Hey, my team fortress two has been causing my internet to crash the majority of the times i start it up. My internet works fine with all my other games such as counter strike source, warcraft III, world of warcraft etc. At first when i start up my game it will cause lag gradually and i will start noticing it in vent where people's voices will get choppy and more choppy. In the next minute my internet will completely freeze and i wont be able to join any servers.

After this dc happens i wont be able to reconnect to my internet unless i totally reset my router/modem.

I have comcast internet and a netgear router. I dont understand why this happens ONLY for my team fortress 2, every other game i have no problems loading and playing(including cs source).
I have a gaming laptop and i get fps around 40-50

Please help me out, this problem has started about 3 weeks ago and haven't been able to fix it.
I tried deleting my player cfg files to reset the ratings to default. It fixed the game probably for about a day or two but the problem is back now.

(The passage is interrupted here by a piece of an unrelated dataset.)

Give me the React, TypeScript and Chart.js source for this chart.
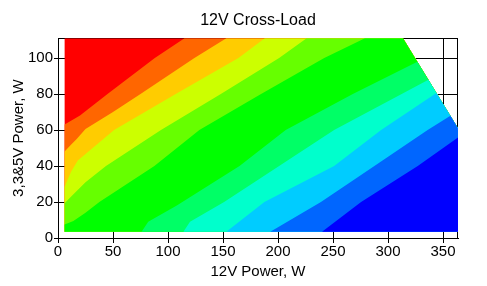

Maybe it is a minor tweak i am unaware of that may cause tf2 to use up too much bandwidth and make my internet crash, i dont know haha
what do u guys think?


----------



## Aus_Karlos (Mar 10, 2007)

Hi azeil and welcome to TSF,

See if there is a firmware update for your Router. Also make sure there is nothing magnetic around the router. I had a similar problem i realized that i had placed my Omni areal on top of my router which had magnets on the bottom, it caused the router to reboot every so often.
TF2 also requires a little more bandwidth than the other source games, it could be overflowing your router causing it to disconnect. Which can indicate a faulty router.


----------



## azeil (Mar 21, 2008)

Hey, i don't have any magnets around my router. And only my laptop disconnects from the router. When i started up tf2 and the internet stopped working, i went to the desktop connected to the router and the internet still worked fine on there. I tried reinstalling TF2 and updating my wireless driver. I also made sure the firmware for my router was up to date.


----------



## yippe (May 7, 2008)

I've been having the same issue, after having checked for magnets and updating to the latest firmware (1.00.4) for my WRT310N router. Every day (with one notable exception yesterday) when I try to load TF2 on my PC, it hangs horribly on the intro menu, music skipping and repeating fractions of a second of sound. The mouse moves fine, and the problem seems to 'solve' itself by disconnecting me from the internet and the cable box when a message about Steam in game appears in the bottom right like all Steam messages. I have to restart the cable box, wait several minutes, connect to the cable box and then reinitialize the connection. It's an AT&T speed-stream 5100 from Efficient Networks. No other steam game has done this before, nor TF2 before I tried to play it again this Sunday. At first I attributed this to the new patch and the Free Weekend event for TF2, but since then there has been another small update, and I'm sure something this huge would have been noticed in testing. I'm on the verge of deleting the local content and redownloading the whole game, but I'd like to avoid that if all possible. Port 55696 is reserved for Steam to access the internet. Help anybody?


----------